Large projections. We view the vertices of the lifted graph as lattice points in $[k] \times [k] \times [k]$ . To control the clique size of the lifted graph, we seek to avoid subsets $S \subseteq [k] \times [k] \times [k]$ with small axis projections $|\pi _x(S)|$ , $|\pi _y(S)|$ and $|\pi _z(S)|$ . Since our constituent graphs are random, sets with large projections will guarantee ‘sufficient randomness’, and will therefore be less likely to induce cliques in the lifted graph. This intuition is made concrete in the proof of Theorem5.1. Beforehand, we use a probabilistic argument to show that there exist large subsets of the cube, in which every subset above a certain cardinality has some large axis projection.Footnote ¹⁵

Lemma 5.3. Let $a \gt 0$ and $1 \gt \eta \gt 0$ be constants. For any sufficiently large $k$ , there exists a subset $T \subset [k]^3$ , of cardinality $|T| = \widetilde {\Theta } \left ( k^{3(1-\eta )} \right )$ , such that for every subset $S \subset T$ of cardinality $|S| = a \log k$ ,

\begin{equation*} \max \left \{ |\pi _x(S)|, |\pi _y(S)|, |\pi _z(S)| \right \} \geqslant \eta |S|= \eta a \log k \end{equation*}

Proof. Let $T$ be a sample of $N$ points, chosen i.i.d and uniformly from $[k]^3$ , with $N$ to be determined later. What is the probability that $T$ fails to satisfy the statement in the lemma? Say that a subset $S\subset T$ of cardinality $|S|=a \log k$ is $x$ -bad if $|\pi _x(S)| \leqslant \eta a \log k$ . Similarly define $y$ and $z$ -bad subsets. Call $S$ bad if it is $x, y$ and $z$ -bad. A sample $T$ with no bad subsets is called appropriate. If the expected number of bad subsets $S\subset T$ is negligible, then by Markov’s inequality, whp $T$ is appropriate.

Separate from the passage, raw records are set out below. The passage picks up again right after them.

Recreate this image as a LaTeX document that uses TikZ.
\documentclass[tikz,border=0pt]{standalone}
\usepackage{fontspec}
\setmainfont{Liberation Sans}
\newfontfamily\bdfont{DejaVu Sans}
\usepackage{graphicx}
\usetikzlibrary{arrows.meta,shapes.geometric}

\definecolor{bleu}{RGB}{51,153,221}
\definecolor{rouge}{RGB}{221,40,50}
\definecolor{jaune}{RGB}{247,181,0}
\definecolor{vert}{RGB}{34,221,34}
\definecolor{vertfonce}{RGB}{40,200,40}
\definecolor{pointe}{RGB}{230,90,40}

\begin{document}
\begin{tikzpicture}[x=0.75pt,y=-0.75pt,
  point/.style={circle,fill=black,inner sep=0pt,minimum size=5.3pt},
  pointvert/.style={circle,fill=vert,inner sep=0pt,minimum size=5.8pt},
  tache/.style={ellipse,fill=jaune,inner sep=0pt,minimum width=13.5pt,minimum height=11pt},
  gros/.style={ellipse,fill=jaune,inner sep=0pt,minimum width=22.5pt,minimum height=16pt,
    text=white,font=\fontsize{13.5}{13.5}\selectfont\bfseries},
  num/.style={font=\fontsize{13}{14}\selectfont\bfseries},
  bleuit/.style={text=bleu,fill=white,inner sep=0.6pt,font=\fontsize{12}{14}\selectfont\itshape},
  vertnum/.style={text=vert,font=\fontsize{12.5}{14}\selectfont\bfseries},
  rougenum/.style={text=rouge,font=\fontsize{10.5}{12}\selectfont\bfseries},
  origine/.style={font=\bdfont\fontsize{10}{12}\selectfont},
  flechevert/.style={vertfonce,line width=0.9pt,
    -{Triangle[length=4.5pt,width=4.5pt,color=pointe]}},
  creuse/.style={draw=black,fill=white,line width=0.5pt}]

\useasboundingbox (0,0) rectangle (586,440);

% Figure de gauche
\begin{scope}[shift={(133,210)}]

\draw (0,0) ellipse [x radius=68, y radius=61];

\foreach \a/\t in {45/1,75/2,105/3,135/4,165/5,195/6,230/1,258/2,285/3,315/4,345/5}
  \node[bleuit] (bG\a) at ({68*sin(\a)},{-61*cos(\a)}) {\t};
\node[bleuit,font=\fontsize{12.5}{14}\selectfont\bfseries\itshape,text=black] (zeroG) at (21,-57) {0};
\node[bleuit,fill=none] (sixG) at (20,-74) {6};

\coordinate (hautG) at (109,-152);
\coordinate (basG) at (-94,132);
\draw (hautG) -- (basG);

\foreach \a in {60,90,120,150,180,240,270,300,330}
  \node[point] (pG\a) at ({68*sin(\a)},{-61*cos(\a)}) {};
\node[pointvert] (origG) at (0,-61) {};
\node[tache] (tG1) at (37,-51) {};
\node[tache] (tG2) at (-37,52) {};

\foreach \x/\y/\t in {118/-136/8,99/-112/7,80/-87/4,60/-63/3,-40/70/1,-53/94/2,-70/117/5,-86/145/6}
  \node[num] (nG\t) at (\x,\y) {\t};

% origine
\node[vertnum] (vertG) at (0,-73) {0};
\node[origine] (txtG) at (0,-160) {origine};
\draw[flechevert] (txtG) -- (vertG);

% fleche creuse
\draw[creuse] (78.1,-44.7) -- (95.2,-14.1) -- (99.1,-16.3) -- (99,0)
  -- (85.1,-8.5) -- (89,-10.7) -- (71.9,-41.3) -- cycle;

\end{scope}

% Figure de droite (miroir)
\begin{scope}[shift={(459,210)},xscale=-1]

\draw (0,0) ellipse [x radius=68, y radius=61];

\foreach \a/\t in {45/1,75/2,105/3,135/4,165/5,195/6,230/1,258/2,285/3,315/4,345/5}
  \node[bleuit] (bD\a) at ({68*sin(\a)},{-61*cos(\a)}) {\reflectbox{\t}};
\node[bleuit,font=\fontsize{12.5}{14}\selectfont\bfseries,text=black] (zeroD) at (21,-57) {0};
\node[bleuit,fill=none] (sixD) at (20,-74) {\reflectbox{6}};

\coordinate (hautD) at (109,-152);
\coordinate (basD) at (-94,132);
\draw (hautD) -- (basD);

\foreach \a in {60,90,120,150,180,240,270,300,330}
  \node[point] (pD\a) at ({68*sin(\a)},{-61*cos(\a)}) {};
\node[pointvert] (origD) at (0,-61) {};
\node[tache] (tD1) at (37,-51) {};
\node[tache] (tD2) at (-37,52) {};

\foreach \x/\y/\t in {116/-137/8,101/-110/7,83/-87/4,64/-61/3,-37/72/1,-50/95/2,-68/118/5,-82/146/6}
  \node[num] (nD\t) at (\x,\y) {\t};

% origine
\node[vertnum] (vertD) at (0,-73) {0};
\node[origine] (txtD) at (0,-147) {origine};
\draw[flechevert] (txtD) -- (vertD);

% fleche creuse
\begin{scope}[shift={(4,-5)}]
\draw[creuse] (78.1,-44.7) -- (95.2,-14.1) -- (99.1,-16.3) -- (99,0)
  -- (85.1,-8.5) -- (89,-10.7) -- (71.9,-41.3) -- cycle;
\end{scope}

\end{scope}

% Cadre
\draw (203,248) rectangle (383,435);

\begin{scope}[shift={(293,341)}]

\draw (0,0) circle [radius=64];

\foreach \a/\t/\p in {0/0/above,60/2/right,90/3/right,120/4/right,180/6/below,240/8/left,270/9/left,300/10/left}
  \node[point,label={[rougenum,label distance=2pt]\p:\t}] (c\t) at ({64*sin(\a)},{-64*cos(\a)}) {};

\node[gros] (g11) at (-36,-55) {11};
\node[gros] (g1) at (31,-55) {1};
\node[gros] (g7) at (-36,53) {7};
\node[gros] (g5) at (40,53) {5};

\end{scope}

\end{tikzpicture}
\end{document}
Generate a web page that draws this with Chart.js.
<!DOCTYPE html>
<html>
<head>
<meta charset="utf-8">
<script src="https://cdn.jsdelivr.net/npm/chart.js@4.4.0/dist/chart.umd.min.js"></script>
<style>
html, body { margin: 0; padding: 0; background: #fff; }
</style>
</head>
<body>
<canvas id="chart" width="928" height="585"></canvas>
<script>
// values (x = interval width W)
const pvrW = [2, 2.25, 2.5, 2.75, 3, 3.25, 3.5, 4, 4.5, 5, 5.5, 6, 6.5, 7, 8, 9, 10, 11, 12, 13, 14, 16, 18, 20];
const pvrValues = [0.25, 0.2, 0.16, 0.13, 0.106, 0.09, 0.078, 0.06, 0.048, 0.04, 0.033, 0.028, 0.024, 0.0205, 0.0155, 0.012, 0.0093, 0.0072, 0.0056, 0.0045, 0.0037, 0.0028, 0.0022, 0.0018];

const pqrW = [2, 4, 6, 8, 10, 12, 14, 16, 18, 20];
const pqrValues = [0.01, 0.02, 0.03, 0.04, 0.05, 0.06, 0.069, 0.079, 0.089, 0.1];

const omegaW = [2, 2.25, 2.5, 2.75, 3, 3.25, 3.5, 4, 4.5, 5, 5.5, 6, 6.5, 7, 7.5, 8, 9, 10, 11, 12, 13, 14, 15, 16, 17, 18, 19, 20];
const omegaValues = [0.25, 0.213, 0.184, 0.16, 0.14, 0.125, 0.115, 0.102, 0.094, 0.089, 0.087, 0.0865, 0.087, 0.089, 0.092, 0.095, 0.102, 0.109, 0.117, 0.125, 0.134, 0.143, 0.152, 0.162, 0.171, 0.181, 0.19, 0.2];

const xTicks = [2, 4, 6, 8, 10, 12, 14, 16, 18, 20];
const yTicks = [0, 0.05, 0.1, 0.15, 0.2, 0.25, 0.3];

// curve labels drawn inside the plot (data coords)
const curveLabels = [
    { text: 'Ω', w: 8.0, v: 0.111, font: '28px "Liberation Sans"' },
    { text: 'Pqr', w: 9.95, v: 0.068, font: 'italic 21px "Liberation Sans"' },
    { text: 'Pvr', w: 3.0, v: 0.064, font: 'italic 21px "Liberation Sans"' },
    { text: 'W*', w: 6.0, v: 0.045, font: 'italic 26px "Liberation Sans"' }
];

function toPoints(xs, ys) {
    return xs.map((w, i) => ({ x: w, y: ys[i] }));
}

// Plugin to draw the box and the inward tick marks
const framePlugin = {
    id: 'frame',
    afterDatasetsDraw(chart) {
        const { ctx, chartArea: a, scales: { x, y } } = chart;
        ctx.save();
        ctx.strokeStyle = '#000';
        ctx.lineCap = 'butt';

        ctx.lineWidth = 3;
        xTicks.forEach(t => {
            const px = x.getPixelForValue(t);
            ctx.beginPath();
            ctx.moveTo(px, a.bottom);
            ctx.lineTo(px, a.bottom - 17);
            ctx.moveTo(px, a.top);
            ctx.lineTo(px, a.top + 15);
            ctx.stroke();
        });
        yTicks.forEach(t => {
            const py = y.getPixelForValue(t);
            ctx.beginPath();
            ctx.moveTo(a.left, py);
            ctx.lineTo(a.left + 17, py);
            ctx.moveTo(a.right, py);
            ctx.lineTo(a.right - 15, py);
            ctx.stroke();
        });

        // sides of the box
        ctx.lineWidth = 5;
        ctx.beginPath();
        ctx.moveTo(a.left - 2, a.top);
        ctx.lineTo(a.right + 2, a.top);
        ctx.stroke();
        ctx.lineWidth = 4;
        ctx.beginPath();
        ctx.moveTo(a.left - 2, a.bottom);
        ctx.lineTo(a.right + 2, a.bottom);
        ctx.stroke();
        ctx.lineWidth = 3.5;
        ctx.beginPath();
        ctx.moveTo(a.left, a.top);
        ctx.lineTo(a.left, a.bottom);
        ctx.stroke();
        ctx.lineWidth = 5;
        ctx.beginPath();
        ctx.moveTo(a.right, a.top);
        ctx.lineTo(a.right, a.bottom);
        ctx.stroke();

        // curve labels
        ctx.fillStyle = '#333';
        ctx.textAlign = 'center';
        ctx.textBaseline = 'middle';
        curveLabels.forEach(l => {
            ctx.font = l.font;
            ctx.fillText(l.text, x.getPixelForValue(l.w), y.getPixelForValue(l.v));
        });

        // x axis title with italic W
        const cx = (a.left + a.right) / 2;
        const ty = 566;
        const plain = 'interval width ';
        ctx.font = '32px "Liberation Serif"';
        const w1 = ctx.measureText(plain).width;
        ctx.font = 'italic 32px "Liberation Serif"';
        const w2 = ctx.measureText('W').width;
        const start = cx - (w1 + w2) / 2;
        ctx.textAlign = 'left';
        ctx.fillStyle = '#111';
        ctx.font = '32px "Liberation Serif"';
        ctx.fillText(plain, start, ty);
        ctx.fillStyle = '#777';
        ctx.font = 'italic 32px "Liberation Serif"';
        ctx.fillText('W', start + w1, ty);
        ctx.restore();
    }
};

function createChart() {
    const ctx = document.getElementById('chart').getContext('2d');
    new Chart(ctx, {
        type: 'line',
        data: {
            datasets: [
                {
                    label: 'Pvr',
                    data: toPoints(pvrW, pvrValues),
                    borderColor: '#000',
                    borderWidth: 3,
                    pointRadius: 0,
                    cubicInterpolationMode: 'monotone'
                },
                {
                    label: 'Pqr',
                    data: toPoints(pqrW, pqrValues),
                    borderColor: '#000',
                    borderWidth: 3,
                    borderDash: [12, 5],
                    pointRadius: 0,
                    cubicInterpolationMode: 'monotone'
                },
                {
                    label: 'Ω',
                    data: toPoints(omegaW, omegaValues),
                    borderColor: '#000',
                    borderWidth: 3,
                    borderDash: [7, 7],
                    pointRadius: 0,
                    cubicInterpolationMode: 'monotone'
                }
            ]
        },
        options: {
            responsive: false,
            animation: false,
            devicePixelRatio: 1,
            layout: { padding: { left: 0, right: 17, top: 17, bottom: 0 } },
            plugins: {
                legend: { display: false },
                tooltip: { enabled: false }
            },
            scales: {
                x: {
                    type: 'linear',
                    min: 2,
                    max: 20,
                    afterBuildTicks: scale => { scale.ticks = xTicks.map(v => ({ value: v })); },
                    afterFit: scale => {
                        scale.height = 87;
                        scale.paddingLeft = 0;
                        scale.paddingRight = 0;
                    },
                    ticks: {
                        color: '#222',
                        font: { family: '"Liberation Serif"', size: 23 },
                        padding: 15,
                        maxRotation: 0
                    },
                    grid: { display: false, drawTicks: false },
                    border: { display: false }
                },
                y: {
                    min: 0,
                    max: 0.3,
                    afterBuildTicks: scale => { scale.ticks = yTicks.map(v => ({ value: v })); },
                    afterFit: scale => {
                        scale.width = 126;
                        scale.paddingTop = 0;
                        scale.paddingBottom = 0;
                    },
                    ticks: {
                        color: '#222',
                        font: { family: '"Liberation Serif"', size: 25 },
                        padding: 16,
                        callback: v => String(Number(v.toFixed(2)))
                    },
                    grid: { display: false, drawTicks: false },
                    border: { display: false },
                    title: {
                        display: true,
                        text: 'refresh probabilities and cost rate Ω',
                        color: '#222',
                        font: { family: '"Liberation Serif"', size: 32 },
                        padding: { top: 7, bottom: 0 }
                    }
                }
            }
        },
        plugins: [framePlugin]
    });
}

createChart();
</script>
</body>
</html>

The event that $S$ is bad at a certain axis (e.g., $x$ -bad) is equivalently formulated as follows: We throw $a \log k$ balls independently into $k$ bins, and all our balls fall into at most $\eta a \log k$ bins. The probability of this bad event is

\begin{equation*}\binom {k}{\eta a \log k}\left (\frac {\eta a\log k}{k}\right )^{a\log k}\leqslant k^{(\eta - 1) a \log k + \mathcal{O}(\log \log k)} .\end{equation*}

So, the probability that $S$ is bad is at most

\begin{equation*} k^{3(\eta - 1) a \log k + \mathcal{O}(\log \log k)} .\end{equation*}

Consequently, the expected number of bad subsets that are contained in our random set $T$ is at most

\begin{equation*} \binom {N}{a \log k} k^{3(\eta - 1) a \log k + \mathcal{O}(\log \log k)} .\end{equation*}

This expression is $o(1)$ provided that

\begin{equation*}N=k^{3\left (1-\eta \right )-o(1)}\end{equation*}

in which case we can conclude that there exists an appropriate sample $T$ of size $N$ .

Since $T$ is chosen with repetitions, we have to account for the possibility that the same point is selected more than once. But no point can be chosen more than $a(1-\eta ) \log k$ times. For otherwise any set of $a \log k$ triples containing these duplicates would be bad and render $T$ inappropriate. It follows that there exists an appropriate set $T' \subset [k]^3$ of cardinality at least $\frac {N}{a(1-\eta ) \log k}$ .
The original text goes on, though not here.